Task: Write the data out again exactly, with no pictures.

Dataset section:

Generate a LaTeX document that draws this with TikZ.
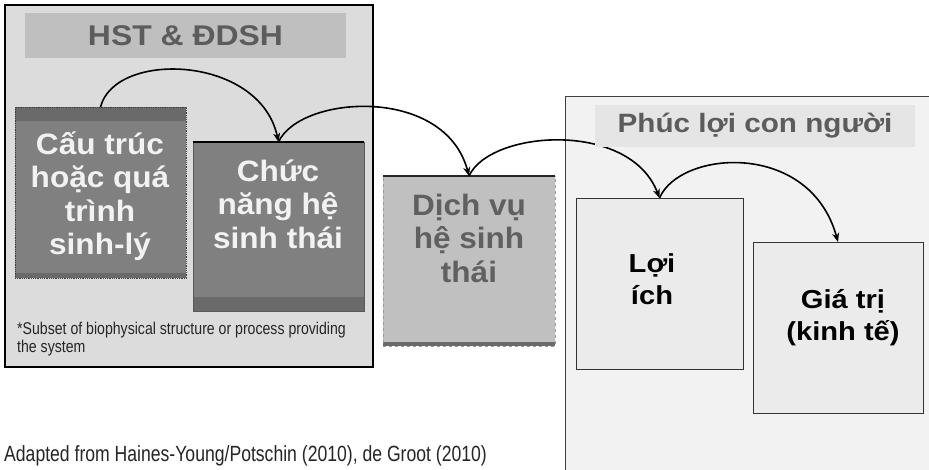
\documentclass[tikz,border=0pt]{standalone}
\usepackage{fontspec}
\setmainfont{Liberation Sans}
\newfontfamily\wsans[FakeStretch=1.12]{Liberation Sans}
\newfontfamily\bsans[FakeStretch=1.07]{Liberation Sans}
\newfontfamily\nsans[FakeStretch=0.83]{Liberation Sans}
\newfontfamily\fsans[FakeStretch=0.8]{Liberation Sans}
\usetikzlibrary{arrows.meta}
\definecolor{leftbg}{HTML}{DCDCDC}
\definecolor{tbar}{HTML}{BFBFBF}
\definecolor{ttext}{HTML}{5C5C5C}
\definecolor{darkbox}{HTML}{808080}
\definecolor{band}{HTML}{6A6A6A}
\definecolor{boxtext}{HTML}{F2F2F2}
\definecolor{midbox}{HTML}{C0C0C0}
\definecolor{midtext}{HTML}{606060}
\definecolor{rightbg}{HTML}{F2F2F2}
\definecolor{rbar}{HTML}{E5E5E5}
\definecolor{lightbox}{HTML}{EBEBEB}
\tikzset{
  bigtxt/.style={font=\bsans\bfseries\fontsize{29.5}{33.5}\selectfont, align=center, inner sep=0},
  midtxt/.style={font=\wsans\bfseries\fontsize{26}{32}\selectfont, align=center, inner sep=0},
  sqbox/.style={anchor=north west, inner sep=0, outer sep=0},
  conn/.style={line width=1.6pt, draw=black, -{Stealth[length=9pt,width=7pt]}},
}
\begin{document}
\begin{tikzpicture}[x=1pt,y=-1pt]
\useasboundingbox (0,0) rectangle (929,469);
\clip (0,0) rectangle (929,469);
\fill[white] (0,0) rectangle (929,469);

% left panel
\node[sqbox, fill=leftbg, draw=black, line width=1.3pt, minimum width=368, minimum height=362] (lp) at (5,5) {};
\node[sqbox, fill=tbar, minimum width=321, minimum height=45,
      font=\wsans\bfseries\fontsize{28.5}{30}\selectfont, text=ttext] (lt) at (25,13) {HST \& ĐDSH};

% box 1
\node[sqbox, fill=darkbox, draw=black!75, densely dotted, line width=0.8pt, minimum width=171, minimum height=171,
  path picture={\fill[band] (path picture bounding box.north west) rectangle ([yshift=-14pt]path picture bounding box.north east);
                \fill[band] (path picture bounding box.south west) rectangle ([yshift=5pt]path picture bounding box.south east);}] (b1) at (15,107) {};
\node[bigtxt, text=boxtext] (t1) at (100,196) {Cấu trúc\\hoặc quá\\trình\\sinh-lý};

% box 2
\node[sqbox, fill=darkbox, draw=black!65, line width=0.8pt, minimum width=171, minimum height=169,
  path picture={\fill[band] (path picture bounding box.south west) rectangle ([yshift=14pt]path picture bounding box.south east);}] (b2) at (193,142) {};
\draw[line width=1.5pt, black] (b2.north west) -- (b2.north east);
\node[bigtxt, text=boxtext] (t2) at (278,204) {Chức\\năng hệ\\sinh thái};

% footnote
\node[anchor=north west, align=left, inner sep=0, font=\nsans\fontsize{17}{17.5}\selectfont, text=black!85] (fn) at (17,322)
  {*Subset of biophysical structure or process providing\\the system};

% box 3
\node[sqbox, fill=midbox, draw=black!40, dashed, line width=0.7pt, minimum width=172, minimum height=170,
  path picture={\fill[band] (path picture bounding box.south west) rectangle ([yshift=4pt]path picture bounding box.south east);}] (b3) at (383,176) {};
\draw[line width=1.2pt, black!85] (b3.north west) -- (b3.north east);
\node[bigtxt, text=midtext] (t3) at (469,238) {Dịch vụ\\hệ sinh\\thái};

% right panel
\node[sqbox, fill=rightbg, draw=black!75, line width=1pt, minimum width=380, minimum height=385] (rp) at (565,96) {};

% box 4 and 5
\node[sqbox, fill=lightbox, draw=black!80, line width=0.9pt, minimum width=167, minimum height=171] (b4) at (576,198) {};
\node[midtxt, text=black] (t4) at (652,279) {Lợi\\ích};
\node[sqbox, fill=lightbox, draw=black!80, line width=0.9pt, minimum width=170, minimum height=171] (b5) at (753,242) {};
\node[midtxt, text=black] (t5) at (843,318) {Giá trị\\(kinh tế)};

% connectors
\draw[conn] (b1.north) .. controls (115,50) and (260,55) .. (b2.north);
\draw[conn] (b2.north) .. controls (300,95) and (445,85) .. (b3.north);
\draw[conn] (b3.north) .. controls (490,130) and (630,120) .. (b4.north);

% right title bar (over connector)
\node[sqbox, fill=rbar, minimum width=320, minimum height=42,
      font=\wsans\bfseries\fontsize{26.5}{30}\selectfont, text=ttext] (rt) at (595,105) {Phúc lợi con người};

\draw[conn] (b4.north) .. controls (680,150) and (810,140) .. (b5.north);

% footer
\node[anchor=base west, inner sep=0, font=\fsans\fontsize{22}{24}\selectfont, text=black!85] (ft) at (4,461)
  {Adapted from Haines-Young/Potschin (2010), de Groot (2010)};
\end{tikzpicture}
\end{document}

Expected answer:
Generate a LaTeX document that draws this with TikZ.
\documentclass[tikz,border=0pt]{standalone}
\usepackage{fontspec}
\setmainfont{Liberation Sans}
\newfontfamily\wsans[FakeStretch=1.12]{Liberation Sans}
\newfontfamily\bsans[FakeStretch=1.07]{Liberation Sans}
\newfontfamily\nsans[FakeStretch=0.83]{Liberation Sans}
\newfontfamily\fsans[FakeStretch=0.8]{Liberation Sans}
\usetikzlibrary{arrows.meta}
\definecolor{leftbg}{HTML}{DCDCDC}
\definecolor{tbar}{HTML}{BFBFBF}
\definecolor{ttext}{HTML}{5C5C5C}
\definecolor{darkbox}{HTML}{808080}
\definecolor{band}{HTML}{6A6A6A}
\definecolor{boxtext}{HTML}{F2F2F2}
\definecolor{midbox}{HTML}{C0C0C0}
\definecolor{midtext}{HTML}{606060}
\definecolor{rightbg}{HTML}{F2F2F2}
\definecolor{rbar}{HTML}{E5E5E5}
\definecolor{lightbox}{HTML}{EBEBEB}
\tikzset{
  bigtxt/.style={font=\bsans\bfseries\fontsize{29.5}{33.5}\selectfont, align=center, inner sep=0},
  midtxt/.style={font=\wsans\bfseries\fontsize{26}{32}\selectfont, align=center, inner sep=0},
  sqbox/.style={anchor=north west, inner sep=0, outer sep=0},
  conn/.style={line width=1.6pt, draw=black, -{Stealth[length=9pt,width=7pt]}},
}
\begin{document}
\begin{tikzpicture}[x=1pt,y=-1pt]
\useasboundingbox (0,0) rectangle (929,469);
\clip (0,0) rectangle (929,469);
\fill[white] (0,0) rectangle (929,469);

% left panel
\node[sqbox, fill=leftbg, draw=black, line width=1.3pt, minimum width=368, minimum height=362] (lp) at (5,5) {};
\node[sqbox, fill=tbar, minimum width=321, minimum height=45,
      font=\wsans\bfseries\fontsize{28.5}{30}\selectfont, text=ttext] (lt) at (25,13) {HST \& ĐDSH};

% box 1
\node[sqbox, fill=darkbox, draw=black!75, densely dotted, line width=0.8pt, minimum width=171, minimum height=171,
  path picture={\fill[band] (path picture bounding box.north west) rectangle ([yshift=-14pt]path picture bounding box.north east);
                \fill[band] (path picture bounding box.south west) rectangle ([yshift=5pt]path picture bounding box.south east);}] (b1) at (15,107) {};
\node[bigtxt, text=boxtext] (t1) at (100,196) {Cấu trúc\\hoặc quá\\trình\\sinh-lý};

% box 2
\node[sqbox, fill=darkbox, draw=black!65, line width=0.8pt, minimum width=171, minimum height=169,
  path picture={\fill[band] (path picture bounding box.south west) rectangle ([yshift=14pt]path picture bounding box.south east);}] (b2) at (193,142) {};
\draw[line width=1.5pt, black] (b2.north west) -- (b2.north east);
\node[bigtxt, text=boxtext] (t2) at (278,204) {Chức\\năng hệ\\sinh thái};

% footnote
\node[anchor=north west, align=left, inner sep=0, font=\nsans\fontsize{17}{17.5}\selectfont, text=black!85] (fn) at (17,322)
  {*Subset of biophysical structure or process providing\\the system};

% box 3
\node[sqbox, fill=midbox, draw=black!40, dashed, line width=0.7pt, minimum width=172, minimum height=170,
  path picture={\fill[band] (path picture bounding box.south west) rectangle ([yshift=4pt]path picture bounding box.south east);}] (b3) at (383,176) {};
\draw[line width=1.2pt, black!85] (b3.north west) -- (b3.north east);
\node[bigtxt, text=midtext] (t3) at (469,238) {Dịch vụ\\hệ sinh\\thái};

% right panel
\node[sqbox, fill=rightbg, draw=black!75, line width=1pt, minimum width=380, minimum height=385] (rp) at (565,96) {};

% box 4 and 5
\node[sqbox, fill=lightbox, draw=black!80, line width=0.9pt, minimum width=167, minimum height=171] (b4) at (576,198) {};
\node[midtxt, text=black] (t4) at (652,279) {Lợi\\ích};
\node[sqbox, fill=lightbox, draw=black!80, line width=0.9pt, minimum width=170, minimum height=171] (b5) at (753,242) {};
\node[midtxt, text=black] (t5) at (843,318) {Giá trị\\(kinh tế)};

% connectors
\draw[conn] (b1.north) .. controls (115,50) and (260,55) .. (b2.north);
\draw[conn] (b2.north) .. controls (300,95) and (445,85) .. (b3.north);
\draw[conn] (b3.north) .. controls (490,130) and (630,120) .. (b4.north);

% right title bar (over connector)
\node[sqbox, fill=rbar, minimum width=320, minimum height=42,
      font=\wsans\bfseries\fontsize{26.5}{30}\selectfont, text=ttext] (rt) at (595,105) {Phúc lợi con người};

\draw[conn] (b4.north) .. controls (680,150) and (810,140) .. (b5.north);

% footer
\node[anchor=base west, inner sep=0, font=\fsans\fontsize{22}{24}\selectfont, text=black!85] (ft) at (4,461)
  {Adapted from Haines-Young/Potschin (2010), de Groot (2010)};
\end{tikzpicture}
\end{document}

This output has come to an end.